Well, not all sweet, there is one savory item. Buttermilk biscuits. I dont know what possesed me to volunteer to put together a basket of baked goods for Robins charity golf tournament tomorrow. It's 10:30 pm and I'm exhausted. I had a client this morning and she ordered a gigantic chinese chicken salad from me. She was buying it as a present for her friend who is a vet in our town. I got up early, marinated and grilled chicken breasts, made the salad, a double batch of the dressing and sliced up the bread I baked last night. I then had to rush home and get the remainder of the salad delivered to client. I had a pedicure after that and I brought a menu to pedicure person. We bartered so tomorrow she is getting a meal and I got a 35 dollar pedicure for free. Thankfully, she is having the same meal as client( which reminds me to take out the pork tenderloins). Pork tenderloin in a dried cherry port sauce with onions and marmalade. (cook's illustrated). Pedicure person is getting some mashed spuds and Mrs. Client is getting mashed sweet potaotes. Pedicure person is also getting a salad.
So, back to the sweet basket. Today I baked Barefoot contessa's lemon pound cake. The recipe makes two. I split one up for client and pedicure gal. I snuck a taste and it was yummy. Very lemony with a good crumb. I also baked peanut butter surprise cookies( Martha stewart everyday food). They were easy and I gave one to Robin and she said they were good. Next came buttermilk biscuits. Easy recipe from Cook's Illustrated. Two days ago I did a kahula cake, a zucchini bread and ginger cookies. I added 2 jars of homeade jam to the basket, a dish towel and a pot holder. I hope it bring in the bucks.
Oh, I forgot, I also made us dinner. 12 points of goodness. Orichette with turkey sausage and broccoli rabe. I forgot to take a picture of it, we were starving.

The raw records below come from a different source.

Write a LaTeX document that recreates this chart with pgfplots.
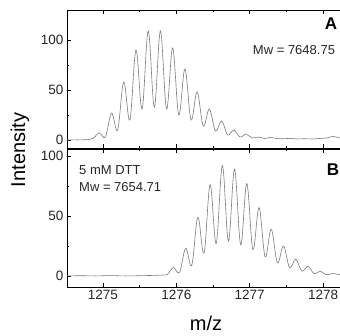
\documentclass[border=0pt]{standalone}
\usepackage{pgfplots}
\pgfplotsset{compat=1.18}
\usepackage{fontspec}
\setmainfont{Liberation Sans}
\pgfplotsset{panel/.style={
  scale only axis, width=273pt, height=138pt,
  xmin=1274.51, xmax=1278.23,
  xtick={1275,1276,1277,1278},
  minor xtick={1274.5,1275.5,1276.5,1277.5},
  ytick={0,50,100}, minor ytick={25,75},
  tick align=inside, xtick pos=both, ytick pos=left,
  major tick length=4pt, minor tick length=2pt,
  axis line style={line width=0.7pt},
  every tick/.style={black, line width=0.6pt},
  tick label style={font=\fontsize{13.5}{14}\selectfont, text=black!85},
  /pgf/number format/assume math mode=true,
  /pgf/number format/1000 sep={},
}}
\begin{document}
\begin{tikzpicture}
\useasboundingbox (-67pt,-188pt) rectangle (273pt,148pt);
\begin{axis}[panel, at={(0,0)}, anchor=south west, ymin=-8, ymax=130, xticklabels={}]
\addplot[black!52, line width=0.6pt, smooth, tension=0.6] coordinates {
(1274.51,0) (1274.65,0.2) (1274.78,0.3) (1274.867,1.8)
(1274.950,7) (1275.033,3)
(1275.117,27) (1275.200,10)
(1275.283,58) (1275.367,20)
(1275.450,90) (1275.533,31)
(1275.617,109) (1275.700,33)
(1275.783,109) (1275.867,31)
(1275.950,92) (1276.033,25)
(1276.117,71) (1276.200,20)
(1276.283,48) (1276.367,14)
(1276.450,31) (1276.533,9)
(1276.617,19) (1276.700,5)
(1276.783,10) (1276.867,3)
(1276.950,6) (1277.033,2)
(1277.117,3) (1277.200,1.5)
(1277.283,2.5) (1277.367,1.5) (1277.45,1.2) (1277.55,1.6) (1277.65,1.0)
(1277.75,1.3) (1277.85,1.0) (1277.95,1.5) (1278.05,2) (1278.13,3.5) (1278.23,2)
};
\end{axis}
\begin{axis}[panel, at={(0,-1pt)}, anchor=north west, ymin=-9.2, ymax=105.8]
\addplot[black!52, line width=0.6pt, smooth, tension=0.6] coordinates {
(1274.51,0) (1274.7,0.2) (1274.9,0) (1275.1,0.3) (1275.3,0) (1275.5,0.2)
(1275.7,0.5) (1275.80,0.8) (1275.877,1.2)
(1275.960,7) (1276.043,3)
(1276.127,23) (1276.210,9)
(1276.293,49) (1276.377,19)
(1276.460,76) (1276.543,27)
(1276.627,92) (1276.710,29)
(1276.793,89) (1276.877,26)
(1276.960,77) (1277.043,22)
(1277.127,57) (1277.210,16)
(1277.293,39) (1277.377,11)
(1277.460,25) (1277.543,7)
(1277.627,14) (1277.710,4)
(1277.793,8) (1277.877,2)
(1277.960,4) (1278.043,1)
(1278.127,2) (1278.23,1)
};
\end{axis}
\node[font=\bfseries\fontsize{17}{17}\selectfont] at (264pt,124pt) {A};
\node[font=\fontsize{13}{13}\selectfont, text=black!85] at (227pt,98pt) {Mw = 7648.75};
\node[font=\bfseries\fontsize{17}{17}\selectfont] at (266pt,-22pt) {B};
\node[font=\fontsize{13}{13}\selectfont, text=black!85, anchor=west, inner sep=0pt] at (12pt,-22pt) {5 mM DTT};
\node[font=\fontsize{13}{13}\selectfont, text=black!85, anchor=west, inner sep=0pt] at (12pt,-39pt) {Mw = 7654.71};
\node[font=\fontsize{20}{20}\selectfont, rotate=90] at (-47pt,-2pt) {Intensity};
\node[font=\fontsize{20}{20}\selectfont] at (139pt,-175pt) {m/z};
\end{tikzpicture}
\end{document}
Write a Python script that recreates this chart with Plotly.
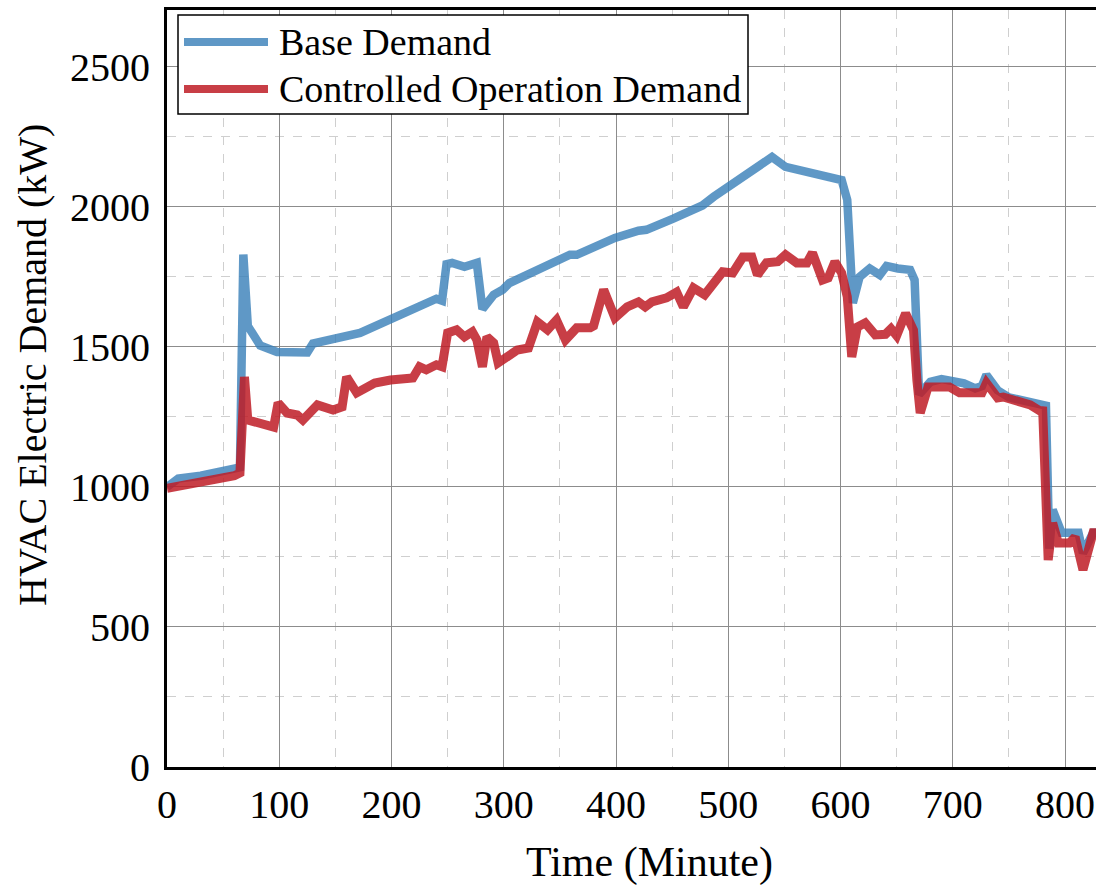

1/2 pound unsalted butter at room temperature
2 1/2 cups granulated sugar
4 extra-large eggs at room temperature
1/3 cup grated lemon zest (6 to 8 large lemons)
3 cups all-purpose flour
1/2 teaspoon baking powder
1/2 teaspoon baking soda
1 teaspoon kosher salt
3/4 cup freshly squeezed lemon juice
3/4 cup buttermilk at room temperature
1 teaspoon pure vanilla extract For the glaze:
2 cups confectioners’ sugar
3 1/2 tablespoons freshly squeezed lemon juice
Preheat the oven to 350 degrees. Grease two 8 1/2 x 4 1/4 x 2 1/2-inch loaf pans.
Cream the butter and 2 cups granulated sugar in the bowl of an electric mixer fitted with the paddle attachment, for about 5 minutes, or until light and fluffy. With the mixer on medium speed, add the eggs, one at a time, and the lemon zest.
Sift together the flour, baking powder, baking soda, and salt in a bowl. In another bowl, combine 1/4 cup lemon juice, the buttermilk, and vanilla. Add the flour and buttermilk mixtures alternately to the batter, beginning and ending with the flour. Divide the batter evenly between the pans, smooth the tops, and bake for 45 minutes to 1 hour, until a cake tester comes out clean.
Combine 1/2 cup granulated sugar with 1/2 cup lemon juice in a small saucepan and cook over low heat until the sugar dissolves.
When the cakes are done, let them cool for 10 minutes, then invert them onto a rack set over a tray, and spoon the lemon syrup over the cakes. Allow the cakes to cool completely.
For the glaze, combine the confectioners’ sugar and lemon juice in a bowl, mixing with a wire whisk until smooth. Pour over the top of the cakes and allow the glaze to drizzle down the sides.